Data entries

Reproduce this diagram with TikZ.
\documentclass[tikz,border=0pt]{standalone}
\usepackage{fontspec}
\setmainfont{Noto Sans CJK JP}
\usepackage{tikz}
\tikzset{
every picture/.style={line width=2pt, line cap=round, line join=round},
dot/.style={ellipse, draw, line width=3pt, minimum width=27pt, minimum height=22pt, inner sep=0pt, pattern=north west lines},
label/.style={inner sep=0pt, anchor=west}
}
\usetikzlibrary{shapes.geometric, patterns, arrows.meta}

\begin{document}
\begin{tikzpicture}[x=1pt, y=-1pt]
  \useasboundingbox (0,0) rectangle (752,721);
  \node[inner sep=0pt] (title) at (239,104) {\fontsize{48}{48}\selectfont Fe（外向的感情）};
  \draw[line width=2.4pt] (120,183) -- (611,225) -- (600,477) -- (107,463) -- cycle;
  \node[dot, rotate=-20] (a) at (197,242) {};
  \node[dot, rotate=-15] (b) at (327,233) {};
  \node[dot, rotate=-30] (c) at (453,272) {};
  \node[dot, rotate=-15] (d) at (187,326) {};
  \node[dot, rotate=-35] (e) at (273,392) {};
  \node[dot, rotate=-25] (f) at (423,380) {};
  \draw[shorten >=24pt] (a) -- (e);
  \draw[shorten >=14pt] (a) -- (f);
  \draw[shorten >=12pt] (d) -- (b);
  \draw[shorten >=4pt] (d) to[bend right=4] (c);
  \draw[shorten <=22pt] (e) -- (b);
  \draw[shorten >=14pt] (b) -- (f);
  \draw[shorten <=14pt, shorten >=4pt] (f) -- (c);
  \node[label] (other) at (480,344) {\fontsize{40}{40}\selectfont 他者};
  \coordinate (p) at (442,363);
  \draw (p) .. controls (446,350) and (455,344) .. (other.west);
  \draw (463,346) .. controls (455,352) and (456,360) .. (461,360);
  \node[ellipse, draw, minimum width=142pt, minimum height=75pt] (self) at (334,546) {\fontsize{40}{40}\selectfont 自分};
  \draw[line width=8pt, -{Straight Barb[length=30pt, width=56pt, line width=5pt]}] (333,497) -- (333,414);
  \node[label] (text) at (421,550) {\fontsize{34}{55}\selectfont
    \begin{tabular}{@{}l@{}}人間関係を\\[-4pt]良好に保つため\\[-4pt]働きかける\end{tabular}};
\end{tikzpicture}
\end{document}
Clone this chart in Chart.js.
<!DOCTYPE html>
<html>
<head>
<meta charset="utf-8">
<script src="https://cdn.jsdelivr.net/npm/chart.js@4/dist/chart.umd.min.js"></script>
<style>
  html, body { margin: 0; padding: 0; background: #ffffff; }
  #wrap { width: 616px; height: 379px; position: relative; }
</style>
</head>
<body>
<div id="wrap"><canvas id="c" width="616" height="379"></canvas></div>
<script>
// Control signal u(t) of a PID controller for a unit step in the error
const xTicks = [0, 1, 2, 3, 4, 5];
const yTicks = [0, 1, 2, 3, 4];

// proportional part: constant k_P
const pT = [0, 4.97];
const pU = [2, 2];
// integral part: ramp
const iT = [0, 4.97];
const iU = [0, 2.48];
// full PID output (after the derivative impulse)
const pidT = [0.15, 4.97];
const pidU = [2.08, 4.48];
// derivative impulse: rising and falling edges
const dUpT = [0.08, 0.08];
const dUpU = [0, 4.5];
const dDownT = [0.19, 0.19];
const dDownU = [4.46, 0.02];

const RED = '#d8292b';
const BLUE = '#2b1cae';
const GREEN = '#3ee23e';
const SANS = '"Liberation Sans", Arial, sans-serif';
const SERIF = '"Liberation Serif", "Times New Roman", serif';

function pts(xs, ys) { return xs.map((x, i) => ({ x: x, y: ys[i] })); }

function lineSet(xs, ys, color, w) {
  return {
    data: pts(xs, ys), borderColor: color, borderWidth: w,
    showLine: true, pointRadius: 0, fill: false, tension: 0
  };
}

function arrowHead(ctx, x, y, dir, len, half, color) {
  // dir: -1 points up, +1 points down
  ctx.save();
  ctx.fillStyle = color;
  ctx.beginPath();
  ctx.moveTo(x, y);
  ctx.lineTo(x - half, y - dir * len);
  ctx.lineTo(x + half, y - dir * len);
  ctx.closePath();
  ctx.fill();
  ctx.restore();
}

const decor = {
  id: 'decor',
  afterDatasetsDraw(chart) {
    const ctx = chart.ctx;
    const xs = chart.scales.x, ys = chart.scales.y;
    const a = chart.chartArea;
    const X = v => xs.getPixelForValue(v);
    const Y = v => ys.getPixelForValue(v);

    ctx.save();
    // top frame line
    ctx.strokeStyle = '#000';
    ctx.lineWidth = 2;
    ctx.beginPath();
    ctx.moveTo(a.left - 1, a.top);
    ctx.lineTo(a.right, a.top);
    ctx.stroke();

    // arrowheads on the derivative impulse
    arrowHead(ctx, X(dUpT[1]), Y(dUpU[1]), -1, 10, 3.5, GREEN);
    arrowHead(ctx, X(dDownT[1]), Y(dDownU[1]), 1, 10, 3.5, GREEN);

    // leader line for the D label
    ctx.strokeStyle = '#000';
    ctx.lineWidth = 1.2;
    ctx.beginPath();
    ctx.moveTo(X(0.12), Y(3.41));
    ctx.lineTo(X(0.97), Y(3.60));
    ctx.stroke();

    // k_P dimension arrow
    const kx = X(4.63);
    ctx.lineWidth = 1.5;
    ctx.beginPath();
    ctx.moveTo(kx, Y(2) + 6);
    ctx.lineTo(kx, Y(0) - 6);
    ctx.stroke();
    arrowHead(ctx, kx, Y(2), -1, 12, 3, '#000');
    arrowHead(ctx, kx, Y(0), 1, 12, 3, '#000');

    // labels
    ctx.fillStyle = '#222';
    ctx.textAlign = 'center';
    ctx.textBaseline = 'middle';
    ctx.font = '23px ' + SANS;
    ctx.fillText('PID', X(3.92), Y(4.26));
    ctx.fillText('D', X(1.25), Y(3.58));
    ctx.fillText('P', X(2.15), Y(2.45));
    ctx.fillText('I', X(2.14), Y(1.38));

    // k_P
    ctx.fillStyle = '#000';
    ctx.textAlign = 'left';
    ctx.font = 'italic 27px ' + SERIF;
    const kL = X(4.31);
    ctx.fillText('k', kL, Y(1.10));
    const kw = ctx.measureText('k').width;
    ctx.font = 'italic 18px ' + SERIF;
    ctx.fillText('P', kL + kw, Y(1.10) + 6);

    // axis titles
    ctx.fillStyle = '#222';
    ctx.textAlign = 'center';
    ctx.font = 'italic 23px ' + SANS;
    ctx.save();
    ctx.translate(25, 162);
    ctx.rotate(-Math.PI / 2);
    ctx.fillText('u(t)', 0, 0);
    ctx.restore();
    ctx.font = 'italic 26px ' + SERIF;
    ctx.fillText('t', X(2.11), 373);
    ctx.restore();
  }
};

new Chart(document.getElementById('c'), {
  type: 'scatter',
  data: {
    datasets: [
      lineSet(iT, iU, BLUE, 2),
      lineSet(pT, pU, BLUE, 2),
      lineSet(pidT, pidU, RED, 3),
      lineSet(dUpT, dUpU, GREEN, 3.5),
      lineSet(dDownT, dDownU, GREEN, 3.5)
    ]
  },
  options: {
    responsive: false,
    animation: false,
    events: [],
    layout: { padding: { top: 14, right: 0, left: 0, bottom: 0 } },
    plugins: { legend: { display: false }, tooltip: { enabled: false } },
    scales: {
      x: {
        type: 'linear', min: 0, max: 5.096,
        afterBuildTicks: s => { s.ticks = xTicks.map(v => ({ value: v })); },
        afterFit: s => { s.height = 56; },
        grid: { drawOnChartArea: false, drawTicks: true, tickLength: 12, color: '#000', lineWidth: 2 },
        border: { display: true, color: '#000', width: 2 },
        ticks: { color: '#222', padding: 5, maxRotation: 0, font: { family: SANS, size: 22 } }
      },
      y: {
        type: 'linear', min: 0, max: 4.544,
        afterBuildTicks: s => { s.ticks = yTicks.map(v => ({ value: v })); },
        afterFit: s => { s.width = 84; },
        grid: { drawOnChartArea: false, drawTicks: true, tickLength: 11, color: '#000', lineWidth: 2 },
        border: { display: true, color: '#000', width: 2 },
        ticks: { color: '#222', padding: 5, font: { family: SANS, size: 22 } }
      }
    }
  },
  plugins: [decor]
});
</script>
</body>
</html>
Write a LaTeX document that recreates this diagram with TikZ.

§ **Task**
Write out, exactly as they stand, the lines from the one containing "Clone this chart in Chart.js." through the one containing "const Y = v => ys.getPixelForValue(v);", both ends included.

§ **Written response**
Clone this chart in Chart.js.
<!DOCTYPE html>
<html>
<head>
<meta charset="utf-8">
<script src="https://cdn.jsdelivr.net/npm/chart.js@4/dist/chart.umd.min.js"></script>
<style>
  html, body { margin: 0; padding: 0; background: #ffffff; }
  #wrap { width: 616px; height: 379px; position: relative; }
</style>
</head>
<body>
<div id="wrap"><canvas id="c" width="616" height="379"></canvas></div>
<script>
// Control signal u(t) of a PID controller for a unit step in the error
const xTicks = [0, 1, 2, 3, 4, 5];
const yTicks = [0, 1, 2, 3, 4];

// proportional part: constant k_P
const pT = [0, 4.97];
const pU = [2, 2];
// integral part: ramp
const iT = [0, 4.97];
const iU = [0, 2.48];
// full PID output (after the derivative impulse)
const pidT = [0.15, 4.97];
const pidU = [2.08, 4.48];
// derivative impulse: rising and falling edges
const dUpT = [0.08, 0.08];
const dUpU = [0, 4.5];
const dDownT = [0.19, 0.19];
const dDownU = [4.46, 0.02];

const RED = '#d8292b';
const BLUE = '#2b1cae';
const GREEN = '#3ee23e';
const SANS = '"Liberation Sans", Arial, sans-serif';
const SERIF = '"Liberation Serif", "Times New Roman", serif';

function pts(xs, ys) { return xs.map((x, i) => ({ x: x, y: ys[i] })); }

function lineSet(xs, ys, color, w) {
  return {
    data: pts(xs, ys), borderColor: color, borderWidth: w,
    showLine: true, pointRadius: 0, fill: false, tension: 0
  };
}

function arrowHead(ctx, x, y, dir, len, half, color) {
  // dir: -1 points up, +1 points down
  ctx.save();
  ctx.fillStyle = color;
  ctx.beginPath();
  ctx.moveTo(x, y);
  ctx.lineTo(x - half, y - dir * len);
  ctx.lineTo(x + half, y - dir * len);
  ctx.closePath();
  ctx.fill();
  ctx.restore();
}

const decor = {
  id: 'decor',
  afterDatasetsDraw(chart) {
    const ctx = chart.ctx;
    const xs = chart.scales.x, ys = chart.scales.y;
    const a = chart.chartArea;
    const X = v => xs.getPixelForValue(v);
    const Y = v => ys.getPixelForValue(v);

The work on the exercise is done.